You can also use your credit card to get cash out in the form of cash advances. Beware though — this comes with additional fees and high APRs.
We’ll explain all the ins and outs of getting cash-back from your credit card, which companies offer cash-back credit cards, and tell you how to avoid getting hit with any surprise fees from cash advances.
How Do You Get Cash-back From a Credit Card?
Each time you make a purchase, wouldn’t it be great if you saw a small portion returned to you? Well, good news! That’s what a cash-back credit card does.
Each credit card offers different reward rates and may put limits on how these rewards can be earned and redeemed. Cash-back credit cards come in all shapes and sizes, but some are more hands-off than others. For example, some cards may offer a low flat percentage for spending across all categories. Other cards may offer higher rates of earning in a specific category of spend, such as groceries or restaurants.
It’s very common to see bonus categories rotated each month or quarter, which requires you to stay on top of these changes. You can adjust your spending according to these bonus categories to maximize your earnings.
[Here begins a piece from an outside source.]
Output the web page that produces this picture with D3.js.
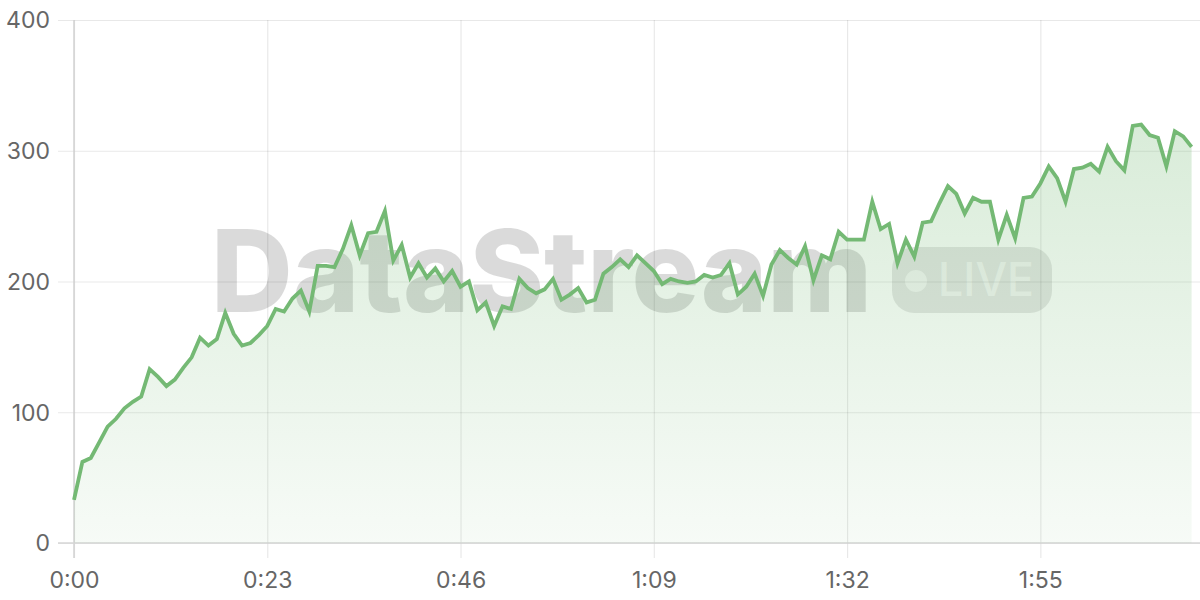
<!DOCTYPE html>
<html>
<head>
<meta charset="utf-8">
<script src="https://cdn.jsdelivr.net/npm/d3@7"></script>
<style>
  html, body { margin: 0; padding: 0; background: #ffffff; }
  svg { display: block; font-family: Inter, "Noto Sans", sans-serif; }
</style>
</head>
<body>
<svg id="chart" width="1200" height="600"></svg>
<script>
// values per second (t = index in seconds)
const values = [
  33, 62, 65, 77, 89, 95, 103, 108, 112, 133,
  127, 120, 125, 134, 142, 157, 151, 156, 176, 160,
  151, 153, 159, 166, 179, 177, 187, 193, 177, 212,
  212, 211, 225, 243, 220, 237, 238, 254, 216, 228,
  203, 214, 203, 210, 200, 208, 196, 200, 178, 184,
  166, 181, 179, 202, 195, 191, 194, 202, 186, 190,
  195, 184, 186, 206, 211, 217, 211, 220, 214, 208,
  198, 202, 200, 199, 200, 205, 203, 205, 214, 190,
  196, 206, 189, 213, 224, 218, 213, 227, 201, 220,
  217, 238, 232, 232, 232, 261, 240, 244, 214, 232,
  219, 245, 246, 260, 273, 267, 252, 264, 261, 261,
  232, 251, 233, 264, 265, 275, 288, 279, 261, 286,
  287, 290, 284, 303, 292, 285, 319, 320, 312, 310,
  288, 315, 311, 303
];
const xTickValues = [0, 23, 46, 69, 92, 115];
const xTickLabels = ["0:00", "0:23", "0:46", "1:09", "1:32", "1:55"];
const yTickValues = [0, 100, 200, 300, 400];
const timeDomain = [0, 134];
const valueDomain = [0, 400];
const watermarkText = "DataStream";
const badgeText = "LIVE";

const svg = d3.select("#chart");
const W = 1200, H = 600;
const m = { left: 74, right: 0, top: 20, bottom: 57 };
const x = d3.scaleLinear().domain(timeDomain).range([m.left, W - m.right]);
const y = d3.scaleLinear().domain(valueDomain).range([H - m.bottom, m.top]);
const plotW = W - m.right - m.left;
const plotH = (H - m.bottom) - m.top;

// defs
const defs = svg.append("defs");
const grad = defs.append("linearGradient")
  .attr("id", "areaGrad").attr("gradientUnits", "userSpaceOnUse")
  .attr("x1", 0).attr("x2", 0).attr("y1", y(330)).attr("y2", y(0));
grad.append("stop").attr("offset", 0).attr("stop-color", "#74b974").attr("stop-opacity", 0.28);
grad.append("stop").attr("offset", 1).attr("stop-color", "#74b974").attr("stop-opacity", 0.06);

// watermark (beneath grid)
const wm = svg.append("g");
wm.append("text")
  .attr("x", 211).attr("y", 312)
  .attr("textLength", 661).attr("lengthAdjust", "spacingAndGlyphs")
  .attr("font-size", 114).attr("font-weight", 800)
  .attr("fill", "rgba(0,0,0,0.145)")
  .text(watermarkText);
wm.append("rect")
  .attr("x", 892).attr("y", 247).attr("width", 160).attr("height", 66)
  .attr("rx", 22).attr("fill", "rgba(0,0,0,0.1)");
wm.append("circle")
  .attr("cx", 916).attr("cy", 281).attr("r", 11)
  .attr("fill", "rgba(255,255,255,0.6)");
wm.append("text")
  .attr("x", 938).attr("y", 296)
  .attr("textLength", 96).attr("lengthAdjust", "spacingAndGlyphs")
  .attr("font-size", 46).attr("font-weight", 500)
  .attr("fill", "rgba(255,255,255,0.6)")
  .text(badgeText);

// Y axis with gridlines
const yAxis = svg.append("g")
  .attr("transform", `translate(${m.left},0)`)
  .call(d3.axisLeft(y).tickValues(yTickValues).tickSize(16).tickPadding(8));
yAxis.select(".domain").remove();
yAxis.selectAll(".tick line")
  .attr("x1", -16).attr("x2", plotW)
  .attr("stroke", "rgba(0,0,0,0.09)").attr("stroke-width", 1.2);
yAxis.selectAll(".tick text")
  .attr("fill", "#666").style("font-size", "23px").attr("dy", "0.34em");

// X axis with gridlines
const xAxis = svg.append("g")
  .attr("transform", `translate(0,${H - m.bottom})`)
  .call(d3.axisBottom(x).tickValues(xTickValues)
    .tickFormat((d, i) => xTickLabels[i]).tickSize(15).tickPadding(14));
xAxis.select(".domain").remove();
xAxis.selectAll(".tick line")
  .attr("y1", -plotH).attr("y2", 15)
  .attr("stroke", "rgba(0,0,0,0.09)").attr("stroke-width", 1.2);
xAxis.selectAll(".tick text")
  .attr("fill", "#666").style("font-size", "23px");
svg.selectAll(".tick text").attr("font-family", "Inter, 'Noto Sans', sans-serif");

// axis lines
svg.append("line")
  .attr("x1", m.left).attr("x2", m.left)
  .attr("y1", m.top).attr("y2", H - m.bottom + 15)
  .attr("stroke", "#d2d2d2").attr("stroke-width", 1.5);
svg.append("line")
  .attr("x1", m.left - 16).attr("x2", W - m.right)
  .attr("y1", y(0)).attr("y2", y(0))
  .attr("stroke", "#d6d6d6").attr("stroke-width", 1.5);

// area + line
const area = d3.area()
  .x((d, i) => x(i)).y0(y(0)).y1(d => y(d));
const line = d3.line()
  .x((d, i) => x(i)).y(d => y(d));

svg.append("path").datum(values)
  .attr("d", area).attr("fill", "url(#areaGrad)");
svg.append("path").datum(values)
  .attr("d", line).attr("fill", "none")
  .attr("stroke", "#74b974").attr("stroke-width", 3.8)
  .attr("stroke-linejoin", "miter").attr("stroke-linecap", "butt");
</script>
</body>
</html>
There are a lot of ways that cash-back rewards can be structured, which we’ll dive into more below.
A cash-back credit card can be a great introduction to earning rewards from credit cards. You can earn rewards on your regular spending without having to dive too deep into loyalty programs, transfer partners, or worry about dreaded devaluations. You know precisely what you’ll get and can reap the benefits quickly.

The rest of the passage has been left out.